Exercise: Copy out the listing exactly.

* BEGIN *

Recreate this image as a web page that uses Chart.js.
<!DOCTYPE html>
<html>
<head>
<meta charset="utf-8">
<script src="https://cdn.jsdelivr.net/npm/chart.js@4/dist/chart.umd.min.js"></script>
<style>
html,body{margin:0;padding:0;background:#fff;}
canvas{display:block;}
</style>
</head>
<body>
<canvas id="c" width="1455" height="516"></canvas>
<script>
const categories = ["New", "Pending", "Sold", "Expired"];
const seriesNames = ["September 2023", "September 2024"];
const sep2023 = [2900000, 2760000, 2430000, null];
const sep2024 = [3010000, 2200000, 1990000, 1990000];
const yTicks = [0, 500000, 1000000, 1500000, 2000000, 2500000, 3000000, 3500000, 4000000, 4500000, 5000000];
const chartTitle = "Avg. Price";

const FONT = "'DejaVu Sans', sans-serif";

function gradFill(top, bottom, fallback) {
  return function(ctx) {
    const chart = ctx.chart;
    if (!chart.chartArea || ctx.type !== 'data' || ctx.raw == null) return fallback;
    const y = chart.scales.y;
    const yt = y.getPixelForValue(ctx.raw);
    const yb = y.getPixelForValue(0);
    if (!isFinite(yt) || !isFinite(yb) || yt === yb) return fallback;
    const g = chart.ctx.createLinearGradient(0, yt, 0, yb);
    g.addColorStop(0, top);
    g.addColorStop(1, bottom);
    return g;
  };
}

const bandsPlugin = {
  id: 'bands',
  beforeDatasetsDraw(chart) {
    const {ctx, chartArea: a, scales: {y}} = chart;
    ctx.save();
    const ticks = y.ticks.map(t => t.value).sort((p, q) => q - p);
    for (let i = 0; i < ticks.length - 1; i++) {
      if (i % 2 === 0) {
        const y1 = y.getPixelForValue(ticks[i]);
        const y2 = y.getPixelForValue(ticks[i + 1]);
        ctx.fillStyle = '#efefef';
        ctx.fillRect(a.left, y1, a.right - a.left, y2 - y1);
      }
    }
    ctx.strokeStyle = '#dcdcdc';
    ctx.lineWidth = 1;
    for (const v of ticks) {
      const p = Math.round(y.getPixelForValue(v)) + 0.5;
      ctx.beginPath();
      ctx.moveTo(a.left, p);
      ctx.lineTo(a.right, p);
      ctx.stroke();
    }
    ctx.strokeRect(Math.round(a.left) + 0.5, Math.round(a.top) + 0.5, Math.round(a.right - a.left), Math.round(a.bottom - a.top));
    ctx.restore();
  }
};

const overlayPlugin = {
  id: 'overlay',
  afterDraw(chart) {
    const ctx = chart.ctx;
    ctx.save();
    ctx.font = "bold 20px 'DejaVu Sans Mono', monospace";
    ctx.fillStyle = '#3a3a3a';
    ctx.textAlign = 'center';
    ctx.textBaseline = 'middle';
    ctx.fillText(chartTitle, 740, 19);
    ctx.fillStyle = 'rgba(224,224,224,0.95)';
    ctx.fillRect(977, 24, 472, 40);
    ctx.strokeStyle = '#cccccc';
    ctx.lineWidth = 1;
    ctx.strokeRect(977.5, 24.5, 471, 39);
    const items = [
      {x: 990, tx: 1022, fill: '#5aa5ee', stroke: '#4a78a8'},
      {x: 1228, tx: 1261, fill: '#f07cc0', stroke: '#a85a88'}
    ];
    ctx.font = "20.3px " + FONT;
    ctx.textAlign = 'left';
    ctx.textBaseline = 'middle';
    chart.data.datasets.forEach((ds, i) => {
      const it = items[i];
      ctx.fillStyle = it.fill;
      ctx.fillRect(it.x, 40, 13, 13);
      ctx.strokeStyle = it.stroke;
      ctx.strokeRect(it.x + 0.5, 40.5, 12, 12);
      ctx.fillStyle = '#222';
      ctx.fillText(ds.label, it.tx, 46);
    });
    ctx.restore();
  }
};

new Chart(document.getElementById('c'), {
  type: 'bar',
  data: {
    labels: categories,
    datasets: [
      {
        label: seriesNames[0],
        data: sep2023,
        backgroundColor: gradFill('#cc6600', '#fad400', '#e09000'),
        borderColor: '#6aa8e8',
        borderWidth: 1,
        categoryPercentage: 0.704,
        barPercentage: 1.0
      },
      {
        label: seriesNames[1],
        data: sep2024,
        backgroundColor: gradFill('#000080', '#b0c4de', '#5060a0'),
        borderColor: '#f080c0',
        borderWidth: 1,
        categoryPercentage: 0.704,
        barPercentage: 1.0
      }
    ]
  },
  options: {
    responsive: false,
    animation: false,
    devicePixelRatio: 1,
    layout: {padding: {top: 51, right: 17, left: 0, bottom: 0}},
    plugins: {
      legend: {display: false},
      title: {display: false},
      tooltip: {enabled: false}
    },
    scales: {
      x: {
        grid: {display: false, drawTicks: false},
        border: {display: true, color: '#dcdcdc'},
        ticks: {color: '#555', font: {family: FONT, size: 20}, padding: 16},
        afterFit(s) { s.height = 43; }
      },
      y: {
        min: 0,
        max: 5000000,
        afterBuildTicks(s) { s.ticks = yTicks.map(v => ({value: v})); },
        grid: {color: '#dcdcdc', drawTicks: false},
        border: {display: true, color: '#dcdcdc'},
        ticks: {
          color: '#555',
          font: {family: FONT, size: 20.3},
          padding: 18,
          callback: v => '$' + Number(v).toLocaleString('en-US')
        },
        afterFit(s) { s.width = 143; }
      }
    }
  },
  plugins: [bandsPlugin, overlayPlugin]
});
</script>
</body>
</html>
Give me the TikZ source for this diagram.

* END *

Completed exercise:
Recreate this image as a web page that uses Chart.js.
<!DOCTYPE html>
<html>
<head>
<meta charset="utf-8">
<script src="https://cdn.jsdelivr.net/npm/chart.js@4/dist/chart.umd.min.js"></script>
<style>
html,body{margin:0;padding:0;background:#fff;}
canvas{display:block;}
</style>
</head>
<body>
<canvas id="c" width="1455" height="516"></canvas>
<script>
const categories = ["New", "Pending", "Sold", "Expired"];
const seriesNames = ["September 2023", "September 2024"];
const sep2023 = [2900000, 2760000, 2430000, null];
const sep2024 = [3010000, 2200000, 1990000, 1990000];
const yTicks = [0, 500000, 1000000, 1500000, 2000000, 2500000, 3000000, 3500000, 4000000, 4500000, 5000000];
const chartTitle = "Avg. Price";

const FONT = "'DejaVu Sans', sans-serif";

function gradFill(top, bottom, fallback) {
  return function(ctx) {
    const chart = ctx.chart;
    if (!chart.chartArea || ctx.type !== 'data' || ctx.raw == null) return fallback;
    const y = chart.scales.y;
    const yt = y.getPixelForValue(ctx.raw);
    const yb = y.getPixelForValue(0);
    if (!isFinite(yt) || !isFinite(yb) || yt === yb) return fallback;
    const g = chart.ctx.createLinearGradient(0, yt, 0, yb);
    g.addColorStop(0, top);
    g.addColorStop(1, bottom);
    return g;
  };
}

const bandsPlugin = {
  id: 'bands',
  beforeDatasetsDraw(chart) {
    const {ctx, chartArea: a, scales: {y}} = chart;
    ctx.save();
    const ticks = y.ticks.map(t => t.value).sort((p, q) => q - p);
    for (let i = 0; i < ticks.length - 1; i++) {
      if (i % 2 === 0) {
        const y1 = y.getPixelForValue(ticks[i]);
        const y2 = y.getPixelForValue(ticks[i + 1]);
        ctx.fillStyle = '#efefef';
        ctx.fillRect(a.left, y1, a.right - a.left, y2 - y1);
      }
    }
    ctx.strokeStyle = '#dcdcdc';
    ctx.lineWidth = 1;
    for (const v of ticks) {
      const p = Math.round(y.getPixelForValue(v)) + 0.5;
      ctx.beginPath();
      ctx.moveTo(a.left, p);
      ctx.lineTo(a.right, p);
      ctx.stroke();
    }
    ctx.strokeRect(Math.round(a.left) + 0.5, Math.round(a.top) + 0.5, Math.round(a.right - a.left), Math.round(a.bottom - a.top));
    ctx.restore();
  }
};

const overlayPlugin = {
  id: 'overlay',
  afterDraw(chart) {
    const ctx = chart.ctx;
    ctx.save();
    ctx.font = "bold 20px 'DejaVu Sans Mono', monospace";
    ctx.fillStyle = '#3a3a3a';
    ctx.textAlign = 'center';
    ctx.textBaseline = 'middle';
    ctx.fillText(chartTitle, 740, 19);
    ctx.fillStyle = 'rgba(224,224,224,0.95)';
    ctx.fillRect(977, 24, 472, 40);
    ctx.strokeStyle = '#cccccc';
    ctx.lineWidth = 1;
    ctx.strokeRect(977.5, 24.5, 471, 39);
    const items = [
      {x: 990, tx: 1022, fill: '#5aa5ee', stroke: '#4a78a8'},
      {x: 1228, tx: 1261, fill: '#f07cc0', stroke: '#a85a88'}
    ];
    ctx.font = "20.3px " + FONT;
    ctx.textAlign = 'left';
    ctx.textBaseline = 'middle';
    chart.data.datasets.forEach((ds, i) => {
      const it = items[i];
      ctx.fillStyle = it.fill;
      ctx.fillRect(it.x, 40, 13, 13);
      ctx.strokeStyle = it.stroke;
      ctx.strokeRect(it.x + 0.5, 40.5, 12, 12);
      ctx.fillStyle = '#222';
      ctx.fillText(ds.label, it.tx, 46);
    });
    ctx.restore();
  }
};

new Chart(document.getElementById('c'), {
  type: 'bar',
  data: {
    labels: categories,
    datasets: [
      {
        label: seriesNames[0],
        data: sep2023,
        backgroundColor: gradFill('#cc6600', '#fad400', '#e09000'),
        borderColor: '#6aa8e8',
        borderWidth: 1,
        categoryPercentage: 0.704,
        barPercentage: 1.0
      },
      {
        label: seriesNames[1],
        data: sep2024,
        backgroundColor: gradFill('#000080', '#b0c4de', '#5060a0'),
        borderColor: '#f080c0',
        borderWidth: 1,
        categoryPercentage: 0.704,
        barPercentage: 1.0
      }
    ]
  },
  options: {
    responsive: false,
    animation: false,
    devicePixelRatio: 1,
    layout: {padding: {top: 51, right: 17, left: 0, bottom: 0}},
    plugins: {
      legend: {display: false},
      title: {display: false},
      tooltip: {enabled: false}
    },
    scales: {
      x: {
        grid: {display: false, drawTicks: false},
        border: {display: true, color: '#dcdcdc'},
        ticks: {color: '#555', font: {family: FONT, size: 20}, padding: 16},
        afterFit(s) { s.height = 43; }
      },
      y: {
        min: 0,
        max: 5000000,
        afterBuildTicks(s) { s.ticks = yTicks.map(v => ({value: v})); },
        grid: {color: '#dcdcdc', drawTicks: false},
        border: {display: true, color: '#dcdcdc'},
        ticks: {
          color: '#555',
          font: {family: FONT, size: 20.3},
          padding: 18,
          callback: v => '$' + Number(v).toLocaleString('en-US')
        },
        afterFit(s) { s.width = 143; }
      }
    }
  },
  plugins: [bandsPlugin, overlayPlugin]
});
</script>
</body>
</html>
Give me the TikZ source for this diagram.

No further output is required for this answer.